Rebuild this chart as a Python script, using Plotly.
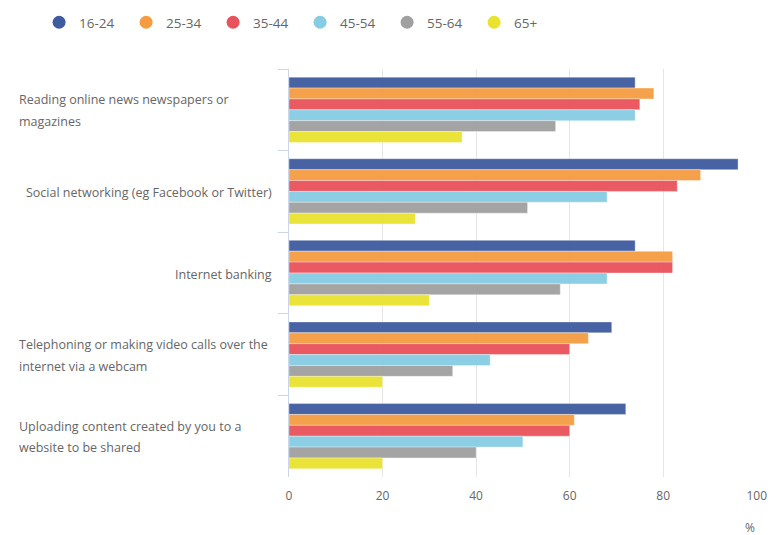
import plotly.graph_objects as go

# Activities (top to bottom) and share of internet users doing each, by age band (%)
activities = [
    "Reading online news newspapers or<br>magazines",
    "Social networking (eg Facebook or Twitter)",
    "Internet banking",
    "Telephoning or making video calls over the<br>internet via a webcam",
    "Uploading content created by you to a<br>website to be shared",
]
age_groups = ["16-24", "25-34", "35-44", "45-54", "55-64", "65+"]

age_16_24 = [74, 96, 74, 69, 72]
age_25_34 = [78, 88, 82, 64, 61]
age_35_44 = [75, 83, 82, 60, 60]
age_45_54 = [74, 68, 68, 43, 50]
age_55_64 = [57, 51, 58, 35, 40]
age_65_plus = [37, 27, 30, 20, 20]

x_ticks = [0, 20, 40, 60, 80, 100]

series = [age_16_24, age_25_34, age_35_44, age_45_54, age_55_64, age_65_plus]
colors = ["#3f5b9f", "#f59c43", "#e8525a", "#86cce2", "#a0a0a0", "#e9e330"]
text_color = "#666666"
font_family = "Open Sans, Roboto, sans-serif"

fig = go.Figure()

for name, vals, col in zip(age_groups, series, colors):
    fig.add_trace(go.Bar(
        y=activities, x=vals, orientation="h", name=name,
        marker=dict(color=col, line=dict(color="rgba(255,255,255,0.35)", width=1)),
        opacity=0.95, legendgroup=name, showlegend=False,
    ))
    # round legend swatch
    fig.add_trace(go.Scatter(
        x=[None], y=[None], mode="markers", name=name, legendgroup=name,
        marker=dict(color=col, size=13, symbol="circle"),
    ))

# category labels drawn beside the axis: wrapped labels left-aligned, single lines right-aligned
label_font = dict(size=12.5, color=text_color, family=font_family)
for cat in activities:
    lines = cat.split("<br>")
    if len(lines) == 1:
        fig.add_annotation(x=0, xref="paper", y=cat, yref="y", text=lines[0],
                           xanchor="right", xshift=-15, yshift=-1, showarrow=False,
                           font=label_font)
    else:
        shifts = [10, -11.5]
        for line, sh in zip(lines, shifts):
            fig.add_annotation(x=0, xref="paper", y=cat, yref="y", text=line,
                               xanchor="left", xshift=-272, yshift=sh, showarrow=False,
                               font=label_font)

# unit label under the axis end
fig.add_annotation(x=100, xref="x", y=0, yref="paper", text="%", showarrow=False,
                   xshift=-7, yshift=-50, yanchor="middle",
                   font=dict(size=12, color=text_color, family=font_family))

fig.update_layout(
    width=777, height=535,
    margin=dict(l=289, r=20, t=69, b=58, autoexpand=False),
    paper_bgcolor="white", plot_bgcolor="white",
    barmode="group", bargap=0.2, bargroupgap=0,
    font=dict(family=font_family, color=text_color, size=12),
    showlegend=True,
    legend=dict(orientation="h", xref="paper", yref="paper",
                x=-0.534, y=1.152, xanchor="left", yanchor="top",
                itemwidth=30, entrywidth=42, entrywidthmode="pixels",
                font=dict(size=13.5, color=text_color, family=font_family)),
    xaxis=dict(range=[0, 100.05], tickvals=x_ticks, showgrid=True, gridcolor="#e6e6e6",
               gridwidth=1, zeroline=False, showline=False, ticks="",
               ticklabelstandoff=10,
               tickfont=dict(size=12, color=text_color), fixedrange=True),
    yaxis=dict(autorange="reversed", showticklabels=False, showgrid=False,
               showline=True, linecolor="#ccd6eb", linewidth=1,
               ticks="outside", tickson="boundaries", ticklen=10, tickcolor="#ccd6eb",
               zeroline=False),
)

fig.write_html("out.html")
■ ■ ■ ■
__Work to complete__.
Copy nothing but the lines from the top of the material through the line holding "fig = go.Figure()", exactly as written; omit pictures.

__Output below__.
Rebuild this chart as a Python script, using Plotly.
import plotly.graph_objects as go

# Activities (top to bottom) and share of internet users doing each, by age band (%)
activities = [
    "Reading online news newspapers or<br>magazines",
    "Social networking (eg Facebook or Twitter)",
    "Internet banking",
    "Telephoning or making video calls over the<br>internet via a webcam",
    "Uploading content created by you to a<br>website to be shared",
]
age_groups = ["16-24", "25-34", "35-44", "45-54", "55-64", "65+"]

age_16_24 = [74, 96, 74, 69, 72]
age_25_34 = [78, 88, 82, 64, 61]
age_35_44 = [75, 83, 82, 60, 60]
age_45_54 = [74, 68, 68, 43, 50]
age_55_64 = [57, 51, 58, 35, 40]
age_65_plus = [37, 27, 30, 20, 20]

x_ticks = [0, 20, 40, 60, 80, 100]

series = [age_16_24, age_25_34, age_35_44, age_45_54, age_55_64, age_65_plus]
colors = ["#3f5b9f", "#f59c43", "#e8525a", "#86cce2", "#a0a0a0", "#e9e330"]
text_color = "#666666"
font_family = "Open Sans, Roboto, sans-serif"

fig = go.Figure()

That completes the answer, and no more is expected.